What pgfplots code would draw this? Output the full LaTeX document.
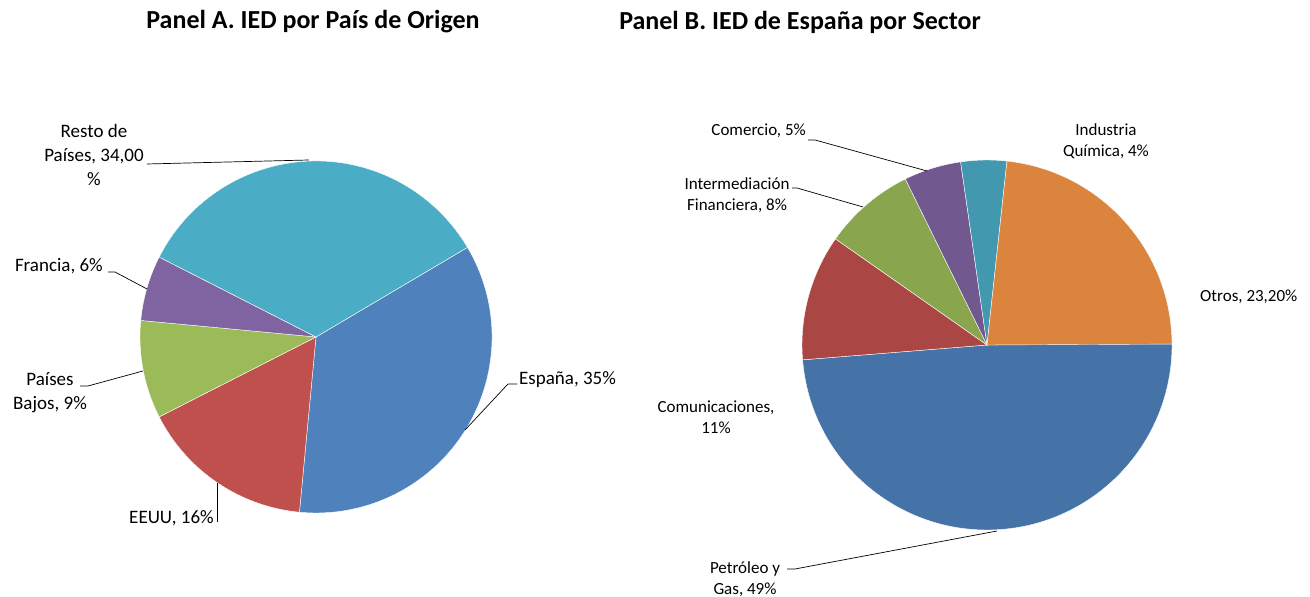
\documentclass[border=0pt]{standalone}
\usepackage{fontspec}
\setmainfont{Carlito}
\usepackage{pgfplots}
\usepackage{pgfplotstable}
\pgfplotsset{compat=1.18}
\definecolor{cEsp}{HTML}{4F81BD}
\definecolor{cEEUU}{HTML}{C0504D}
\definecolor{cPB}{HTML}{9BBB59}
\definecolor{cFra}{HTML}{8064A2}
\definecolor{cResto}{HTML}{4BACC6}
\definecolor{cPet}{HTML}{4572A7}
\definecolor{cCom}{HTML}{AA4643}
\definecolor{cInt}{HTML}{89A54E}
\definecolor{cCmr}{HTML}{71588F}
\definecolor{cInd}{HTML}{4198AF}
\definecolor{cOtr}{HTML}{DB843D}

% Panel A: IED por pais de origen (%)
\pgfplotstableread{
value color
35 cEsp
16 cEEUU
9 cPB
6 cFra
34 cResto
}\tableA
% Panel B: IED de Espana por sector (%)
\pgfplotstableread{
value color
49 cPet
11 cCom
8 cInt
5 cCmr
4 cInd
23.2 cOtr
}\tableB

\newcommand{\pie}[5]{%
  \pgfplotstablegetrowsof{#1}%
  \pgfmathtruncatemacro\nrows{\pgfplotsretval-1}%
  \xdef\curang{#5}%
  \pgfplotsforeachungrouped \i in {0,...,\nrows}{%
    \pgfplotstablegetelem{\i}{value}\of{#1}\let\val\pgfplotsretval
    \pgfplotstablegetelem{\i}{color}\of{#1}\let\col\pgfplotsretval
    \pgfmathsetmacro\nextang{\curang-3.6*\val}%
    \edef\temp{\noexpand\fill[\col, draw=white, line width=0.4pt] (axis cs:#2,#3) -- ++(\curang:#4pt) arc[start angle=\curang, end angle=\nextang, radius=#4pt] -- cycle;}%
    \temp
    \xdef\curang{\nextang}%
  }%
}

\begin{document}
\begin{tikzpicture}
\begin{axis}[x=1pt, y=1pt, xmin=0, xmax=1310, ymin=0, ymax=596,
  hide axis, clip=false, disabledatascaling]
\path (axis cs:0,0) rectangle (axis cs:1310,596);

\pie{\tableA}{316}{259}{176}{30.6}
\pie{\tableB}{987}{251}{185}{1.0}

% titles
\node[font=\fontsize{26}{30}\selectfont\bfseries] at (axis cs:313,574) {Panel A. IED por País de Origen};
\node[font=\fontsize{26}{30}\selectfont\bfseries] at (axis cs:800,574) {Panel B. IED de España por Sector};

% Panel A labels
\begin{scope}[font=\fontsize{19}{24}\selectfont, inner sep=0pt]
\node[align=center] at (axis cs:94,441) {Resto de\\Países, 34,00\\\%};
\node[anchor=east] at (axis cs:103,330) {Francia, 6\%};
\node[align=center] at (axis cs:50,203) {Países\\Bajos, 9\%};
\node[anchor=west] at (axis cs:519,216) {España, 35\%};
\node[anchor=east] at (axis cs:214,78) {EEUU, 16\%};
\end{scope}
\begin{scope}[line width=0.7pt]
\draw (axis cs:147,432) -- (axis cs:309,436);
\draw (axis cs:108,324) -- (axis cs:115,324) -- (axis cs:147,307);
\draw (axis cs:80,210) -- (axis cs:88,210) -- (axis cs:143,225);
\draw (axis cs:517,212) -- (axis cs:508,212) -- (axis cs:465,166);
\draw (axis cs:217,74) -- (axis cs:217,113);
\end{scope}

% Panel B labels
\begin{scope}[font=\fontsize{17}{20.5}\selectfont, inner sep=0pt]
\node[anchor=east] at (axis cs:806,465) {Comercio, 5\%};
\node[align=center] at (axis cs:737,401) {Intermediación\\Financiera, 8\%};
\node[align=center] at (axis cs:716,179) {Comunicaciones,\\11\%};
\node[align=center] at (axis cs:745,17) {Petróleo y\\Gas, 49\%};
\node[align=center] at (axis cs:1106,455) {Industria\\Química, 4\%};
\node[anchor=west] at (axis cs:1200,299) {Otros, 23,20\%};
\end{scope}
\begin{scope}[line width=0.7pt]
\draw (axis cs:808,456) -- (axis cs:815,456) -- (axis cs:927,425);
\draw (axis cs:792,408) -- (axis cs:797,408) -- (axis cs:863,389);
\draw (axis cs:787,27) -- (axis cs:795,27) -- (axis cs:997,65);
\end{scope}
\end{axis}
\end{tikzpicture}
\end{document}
....
#### [Your goal]
Make an exact copy of the data, leaving its pictures out.

#### [Written answer]
What pgfplots code would draw this? Output the full LaTeX document.
\documentclass[border=0pt]{standalone}
\usepackage{fontspec}
\setmainfont{Carlito}
\usepackage{pgfplots}
\usepackage{pgfplotstable}
\pgfplotsset{compat=1.18}
\definecolor{cEsp}{HTML}{4F81BD}
\definecolor{cEEUU}{HTML}{C0504D}
\definecolor{cPB}{HTML}{9BBB59}
\definecolor{cFra}{HTML}{8064A2}
\definecolor{cResto}{HTML}{4BACC6}
\definecolor{cPet}{HTML}{4572A7}
\definecolor{cCom}{HTML}{AA4643}
\definecolor{cInt}{HTML}{89A54E}
\definecolor{cCmr}{HTML}{71588F}
\definecolor{cInd}{HTML}{4198AF}
\definecolor{cOtr}{HTML}{DB843D}

% Panel A: IED por pais de origen (%)
\pgfplotstableread{
value color
35 cEsp
16 cEEUU
9 cPB
6 cFra
34 cResto
}\tableA
% Panel B: IED de Espana por sector (%)
\pgfplotstableread{
value color
49 cPet
11 cCom
8 cInt
5 cCmr
4 cInd
23.2 cOtr
}\tableB

\newcommand{\pie}[5]{%
  \pgfplotstablegetrowsof{#1}%
  \pgfmathtruncatemacro\nrows{\pgfplotsretval-1}%
  \xdef\curang{#5}%
  \pgfplotsforeachungrouped \i in {0,...,\nrows}{%
    \pgfplotstablegetelem{\i}{value}\of{#1}\let\val\pgfplotsretval
    \pgfplotstablegetelem{\i}{color}\of{#1}\let\col\pgfplotsretval
    \pgfmathsetmacro\nextang{\curang-3.6*\val}%
    \edef\temp{\noexpand\fill[\col, draw=white, line width=0.4pt] (axis cs:#2,#3) -- ++(\curang:#4pt) arc[start angle=\curang, end angle=\nextang, radius=#4pt] -- cycle;}%
    \temp
    \xdef\curang{\nextang}%
  }%
}

\begin{document}
\begin{tikzpicture}
\begin{axis}[x=1pt, y=1pt, xmin=0, xmax=1310, ymin=0, ymax=596,
  hide axis, clip=false, disabledatascaling]
\path (axis cs:0,0) rectangle (axis cs:1310,596);

\pie{\tableA}{316}{259}{176}{30.6}
\pie{\tableB}{987}{251}{185}{1.0}

% titles
\node[font=\fontsize{26}{30}\selectfont\bfseries] at (axis cs:313,574) {Panel A. IED por País de Origen};
\node[font=\fontsize{26}{30}\selectfont\bfseries] at (axis cs:800,574) {Panel B. IED de España por Sector};

% Panel A labels
\begin{scope}[font=\fontsize{19}{24}\selectfont, inner sep=0pt]
\node[align=center] at (axis cs:94,441) {Resto de\\Países, 34,00\\\%};
\node[anchor=east] at (axis cs:103,330) {Francia, 6\%};
\node[align=center] at (axis cs:50,203) {Países\\Bajos, 9\%};
\node[anchor=west] at (axis cs:519,216) {España, 35\%};
\node[anchor=east] at (axis cs:214,78) {EEUU, 16\%};
\end{scope}
\begin{scope}[line width=0.7pt]
\draw (axis cs:147,432) -- (axis cs:309,436);
\draw (axis cs:108,324) -- (axis cs:115,324) -- (axis cs:147,307);
\draw (axis cs:80,210) -- (axis cs:88,210) -- (axis cs:143,225);
\draw (axis cs:517,212) -- (axis cs:508,212) -- (axis cs:465,166);
\draw (axis cs:217,74) -- (axis cs:217,113);
\end{scope}

% Panel B labels
\begin{scope}[font=\fontsize{17}{20.5}\selectfont, inner sep=0pt]
\node[anchor=east] at (axis cs:806,465) {Comercio, 5\%};
\node[align=center] at (axis cs:737,401) {Intermediación\\Financiera, 8\%};
\node[align=center] at (axis cs:716,179) {Comunicaciones,\\11\%};
\node[align=center] at (axis cs:745,17) {Petróleo y\\Gas, 49\%};
\node[align=center] at (axis cs:1106,455) {Industria\\Química, 4\%};
\node[anchor=west] at (axis cs:1200,299) {Otros, 23,20\%};
\end{scope}
\begin{scope}[line width=0.7pt]
\draw (axis cs:808,456) -- (axis cs:815,456) -- (axis cs:927,425);
\draw (axis cs:792,408) -- (axis cs:797,408) -- (axis cs:863,389);
\draw (axis cs:787,27) -- (axis cs:795,27) -- (axis cs:997,65);
\end{scope}
\end{axis}
\end{tikzpicture}
\end{document}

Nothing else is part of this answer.